Clinic students collaborate with understaffed and underfunded capital trial lawyers in the representation of indigent clients facing death sentences at trial. Among other projects, students conduct investigation, write legal motions, consult with forensic experts, and analyze social history records in these cases. In recent years, the clinic has litigated motions to challenge the death qualifying jurors in more than a half dozen capital trials. To date, the clinic has been involved in the defense of clients at trial in Alabama, California, Georgia, Kansas, Missouri, Texas, and Virginia, and has been successful in achieving positive outcomes for these clients.

DIRECT APPEALS

Through their work on direct appeals, clinic students gain an intensive research and writing experience. They also become immersed in substantive criminal law and procedure and learn how to spot and prioritize legal claims while drafting appellate briefs for state appellate courts and petitions for review in the U.S. Supreme Court.

STATE POST-CONVICTION PROCEEDINGS

Post-conviction capital work requires a complete reinvestigation of the original trial, with the goal of uncovering and presenting constitutional and statutory violations. Clinic students working on post-conviction cases interview clients, conduct field investigation with trained professional investigators as well as clinic faculty, consult with forensic experts, secure and analyze voluminous social history and other case-related documents, and draft post-conviction pleadings in the trial and appellate courts. 

FEDERAL HABEAS CORPUS PROCEEDINGS

While all of the clinic’s cases give students a hands-on experience with complex litigation, there is perhaps no area of the law more challenging than federal habeas corpus proceedings, in which federal courts review state court judgments under the auspices of a complicated federal statutory scheme. Clinic students have worked on several capital cases in federal court, including briefing in the U.S. District Court, 11th Circuit Court of Appeals, and the U.S. Supreme Court.

CLEMENCY PROCEEDINGS

When traditional avenues for relief in the courts have been exhausted, the clinic turns to the executive clemency process to continue its advocacy on behalf of clients. In this work, clinic students undertake the challenging responsibility of re-telling the stories of their clients’ lives in an effort to secure mercy.

AMICUS CURIAE BRIEFS, POLICY ADVOCACY, AND OTHER PROJECTS

Clinic students have collaborated on the drafting and filing of a number of amicus curiae (“friend of the court”) briefs, primarily in the U.S. Supreme Court in cases involving race discrimination in jury selection. 

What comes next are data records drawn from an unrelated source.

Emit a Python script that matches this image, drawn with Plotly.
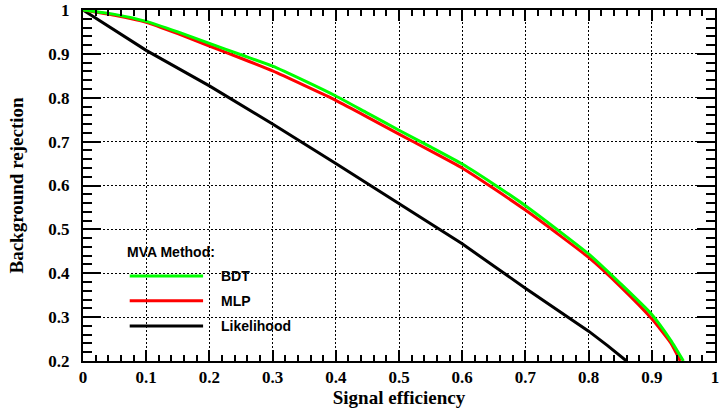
import plotly.graph_objects as go

# ---- data ----
bdt_eff = [0.0, 0.05, 0.1, 0.15, 0.2, 0.25, 0.3, 0.35, 0.4, 0.45, 0.5, 0.55,
           0.6, 0.65, 0.7, 0.75, 0.8, 0.85, 0.9, 0.93, 0.95]
bdt_rej = [1.0, 0.990, 0.974, 0.950, 0.924, 0.898, 0.872, 0.839, 0.804, 0.765,
           0.726, 0.688, 0.649, 0.603, 0.554, 0.500, 0.444, 0.377, 0.306, 0.247, 0.2]

mlp_eff = [0.0, 0.05, 0.1, 0.15, 0.2, 0.25, 0.3, 0.35, 0.4, 0.45, 0.5, 0.55,
           0.6, 0.65, 0.7, 0.75, 0.8, 0.85, 0.9, 0.93, 0.945]
mlp_rej = [1.0, 0.988, 0.972, 0.946, 0.918, 0.890, 0.861, 0.828, 0.794, 0.756,
           0.717, 0.679, 0.640, 0.593, 0.544, 0.491, 0.436, 0.370, 0.296, 0.241, 0.2]

lik_eff = [0.0, 0.1, 0.2, 0.3, 0.4, 0.5, 0.6, 0.7, 0.75, 0.8, 0.83, 0.86]
lik_rej = [1.0, 0.908, 0.827, 0.740, 0.650, 0.558, 0.467, 0.366, 0.317, 0.268, 0.235, 0.2]

series_names = ["BDT", "MLP", "Likelihood"]
series_colors = ["#00ff00", "#ff0000", "#000000"]
legend_title = "MVA Method:"
x_title = "Signal efficiency"
y_title = "Background rejection"

fig = go.Figure()
# draw order: Likelihood, MLP, BDT (BDT on top)
for name, xs, ys, col, shp in zip(series_names[::-1],
                                  [lik_eff, mlp_eff, bdt_eff],
                                  [lik_rej, mlp_rej, bdt_rej],
                                  series_colors[::-1],
                                  ["linear", "spline", "spline"]):
    line = dict(color=col, width=3, shape=shp)
    if shp == "spline":
        line["smoothing"] = 0.5
    fig.add_trace(go.Scatter(x=xs, y=ys, mode="lines", name=name,
                             line=line, showlegend=False))

SERIF = "Liberation Serif"
serif_bold = dict(family=SERIF, size=17, color="black", weight="bold")
title_font = dict(family=SERIF, size=19, color="black", weight="bold")
GRID_DASH = "2px,2px"

fig.update_xaxes(range=[0, 1], dtick=0.1, tick0=0,
                 ticks="inside", ticklen=11, tickwidth=1.5, tickcolor="black",
                 minor=dict(ticks="inside", ticklen=6, dtick=0.02, tickwidth=1.5,
                            tickcolor="black", showgrid=False),
                 showline=True, linewidth=2, linecolor="black", mirror="ticks",
                 showgrid=True, gridcolor="black", gridwidth=1, griddash=GRID_DASH,
                 zeroline=False, tickfont=serif_bold, ticklabeloverflow="allow",
                 title=dict(text=x_title, standoff=4, font=title_font))
fig.update_yaxes(range=[0.2, 1], dtick=0.1, tick0=0,
                 ticks="inside", ticklen=18, tickwidth=1.5, tickcolor="black",
                 minor=dict(ticks="inside", ticklen=9, dtick=0.02, tickwidth=1.5,
                            tickcolor="black", showgrid=False),
                 showline=True, linewidth=2, linecolor="black", mirror="ticks",
                 showgrid=True, gridcolor="black", gridwidth=1, griddash=GRID_DASH,
                 zeroline=False, tickfont=serif_bold, ticklabelstandoff=8,
                 ticklabeloverflow="allow",
                 title=dict(text=y_title, standoff=20, font=title_font))

# manual legend (ROOT-style TLegend)
leg_font = dict(family="Liberation Sans", size=14, color="black", weight="bold")
fig.add_annotation(text=legend_title, xref="paper", yref="paper",
                   x=0.066, y=0.31, xanchor="left", yanchor="middle",
                   showarrow=False, font=leg_font)
leg_y = [0.242, 0.172, 0.100]
for name, col, yy in zip(series_names, series_colors, leg_y):
    fig.add_shape(type="line", xref="paper", yref="paper",
                  x0=0.0739, x1=0.190, y0=yy, y1=yy,
                  line=dict(color=col, width=3))
    fig.add_annotation(text=name, xref="paper", yref="paper",
                       x=0.215, y=yy, xanchor="left", yanchor="middle",
                       showarrow=False, font=leg_font)

fig.update_layout(width=720, height=410,
                  margin=dict(l=83, r=1, t=9, b=49),
                  font=dict(family=SERIF, size=17, color="black", weight="bold"),
                  paper_bgcolor="white", plot_bgcolor="white",
                  showlegend=False)

fig.write_html("out.html")
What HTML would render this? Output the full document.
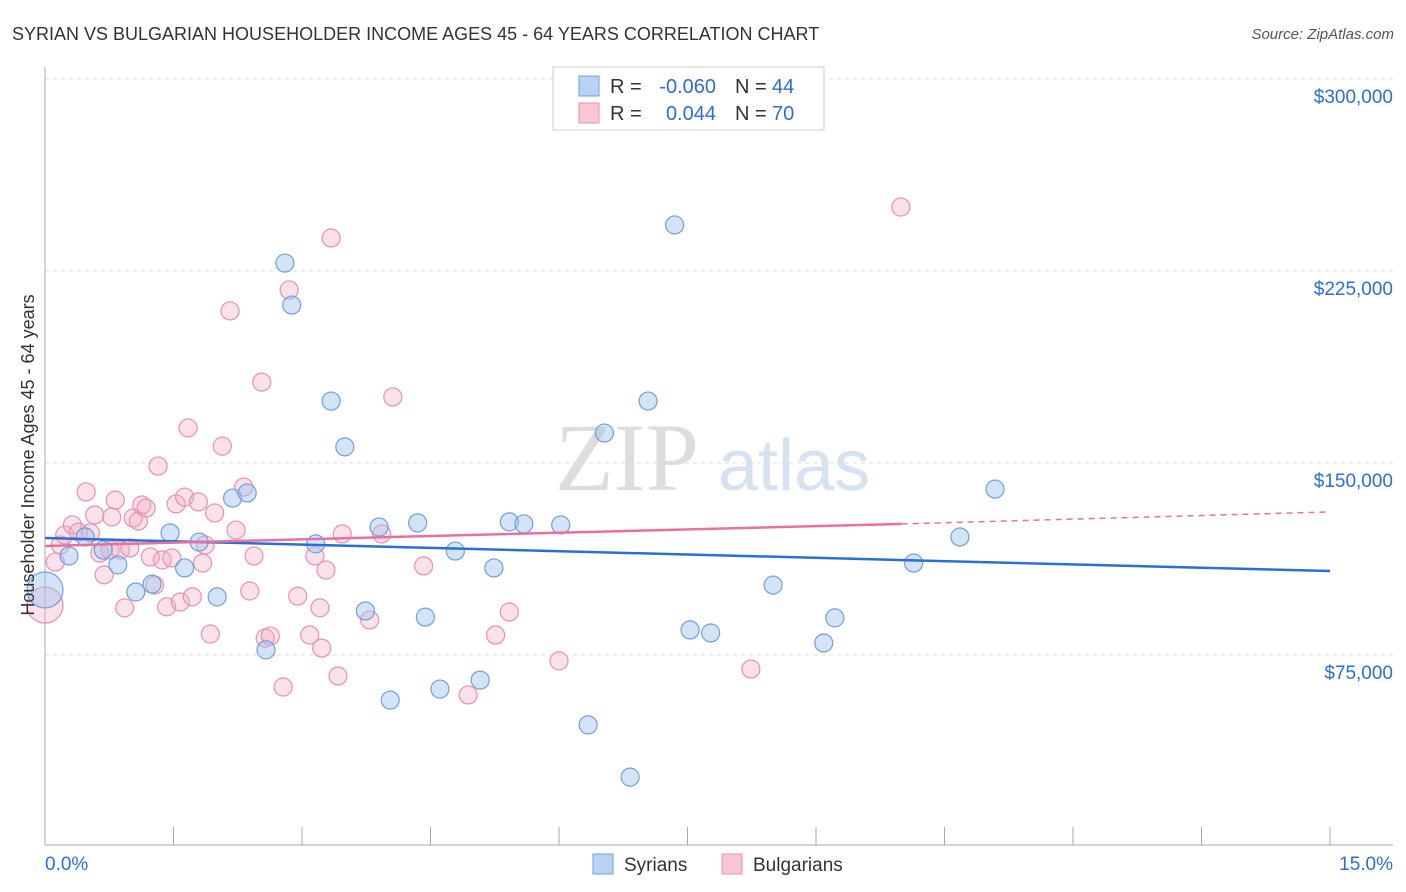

Recently, the clinic expanded its reach into policy advocacy with the publication of “Whitewashing the Jury Box,” a pathbreaking report on racial bias in the exercise of peremptory challenges in California, as well as drafting and successfully supporting legislation that has revolutionized this aspect of jury selection in criminal trials in California. The clinic tracks jury-selection reform developments across the country and advances those efforts, including through its report, “Peremptory Challenges in Kansas.”

For years, the clinic has been engaged in a number of other projects related to the administration of capital punishment in this country. Most notably, through its Lethal Injection Project, for a decade the clinic provided resources to lawyers across the country challenging lethal injection as a method of execution. The clinic has taken on other targeted advocacy projects as well. For example, in 2002, the clinic filed two petitions for certiorari in the U.S. Supreme Court, raising the question of whether people sentenced to death are entitled to lawyers in clemency proceedings and proceedings to determine whether they are competent to be executed. Although the Supreme Court denied certiorari in these cases, the Court eventually ruled in favor of the clinic’s position in Harbison v. Bell, 556 U.S. 180 (2009).